DESCRIPTION OF THE TASK:
Write out every entry word for word.

SUPPLIED ENTRIES:
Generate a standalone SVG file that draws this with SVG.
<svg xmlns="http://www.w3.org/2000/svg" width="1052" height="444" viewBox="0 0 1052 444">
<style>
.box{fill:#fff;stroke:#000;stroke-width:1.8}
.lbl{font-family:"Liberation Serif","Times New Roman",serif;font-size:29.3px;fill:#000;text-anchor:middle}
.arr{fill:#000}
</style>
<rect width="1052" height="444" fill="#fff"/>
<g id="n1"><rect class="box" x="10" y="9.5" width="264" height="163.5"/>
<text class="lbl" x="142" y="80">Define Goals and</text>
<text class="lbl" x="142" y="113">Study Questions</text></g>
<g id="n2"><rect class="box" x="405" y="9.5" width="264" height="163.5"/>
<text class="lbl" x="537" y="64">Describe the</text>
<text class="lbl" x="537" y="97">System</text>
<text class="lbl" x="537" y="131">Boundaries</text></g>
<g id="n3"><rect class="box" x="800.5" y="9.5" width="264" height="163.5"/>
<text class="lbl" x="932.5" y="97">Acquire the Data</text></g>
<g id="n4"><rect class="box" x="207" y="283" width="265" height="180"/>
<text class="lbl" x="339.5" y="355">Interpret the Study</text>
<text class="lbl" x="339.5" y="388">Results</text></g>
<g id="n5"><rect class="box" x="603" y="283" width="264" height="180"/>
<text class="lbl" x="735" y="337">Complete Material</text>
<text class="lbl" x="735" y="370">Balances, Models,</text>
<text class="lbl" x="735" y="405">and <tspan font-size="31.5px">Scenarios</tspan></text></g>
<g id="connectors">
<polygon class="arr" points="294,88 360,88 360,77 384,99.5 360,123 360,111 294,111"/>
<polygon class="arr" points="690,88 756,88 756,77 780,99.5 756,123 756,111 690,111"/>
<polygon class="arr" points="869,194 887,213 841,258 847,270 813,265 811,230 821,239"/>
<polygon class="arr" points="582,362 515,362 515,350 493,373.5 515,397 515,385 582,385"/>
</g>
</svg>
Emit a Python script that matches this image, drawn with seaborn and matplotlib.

TASK RESULT:
Generate a standalone SVG file that draws this with SVG.
<svg xmlns="http://www.w3.org/2000/svg" width="1052" height="444" viewBox="0 0 1052 444">
<style>
.box{fill:#fff;stroke:#000;stroke-width:1.8}
.lbl{font-family:"Liberation Serif","Times New Roman",serif;font-size:29.3px;fill:#000;text-anchor:middle}
.arr{fill:#000}
</style>
<rect width="1052" height="444" fill="#fff"/>
<g id="n1"><rect class="box" x="10" y="9.5" width="264" height="163.5"/>
<text class="lbl" x="142" y="80">Define Goals and</text>
<text class="lbl" x="142" y="113">Study Questions</text></g>
<g id="n2"><rect class="box" x="405" y="9.5" width="264" height="163.5"/>
<text class="lbl" x="537" y="64">Describe the</text>
<text class="lbl" x="537" y="97">System</text>
<text class="lbl" x="537" y="131">Boundaries</text></g>
<g id="n3"><rect class="box" x="800.5" y="9.5" width="264" height="163.5"/>
<text class="lbl" x="932.5" y="97">Acquire the Data</text></g>
<g id="n4"><rect class="box" x="207" y="283" width="265" height="180"/>
<text class="lbl" x="339.5" y="355">Interpret the Study</text>
<text class="lbl" x="339.5" y="388">Results</text></g>
<g id="n5"><rect class="box" x="603" y="283" width="264" height="180"/>
<text class="lbl" x="735" y="337">Complete Material</text>
<text class="lbl" x="735" y="370">Balances, Models,</text>
<text class="lbl" x="735" y="405">and <tspan font-size="31.5px">Scenarios</tspan></text></g>
<g id="connectors">
<polygon class="arr" points="294,88 360,88 360,77 384,99.5 360,123 360,111 294,111"/>
<polygon class="arr" points="690,88 756,88 756,77 780,99.5 756,123 756,111 690,111"/>
<polygon class="arr" points="869,194 887,213 841,258 847,270 813,265 811,230 821,239"/>
<polygon class="arr" points="582,362 515,362 515,350 493,373.5 515,397 515,385 582,385"/>
</g>
</svg>
Emit a Python script that matches this image, drawn with seaborn and matplotlib.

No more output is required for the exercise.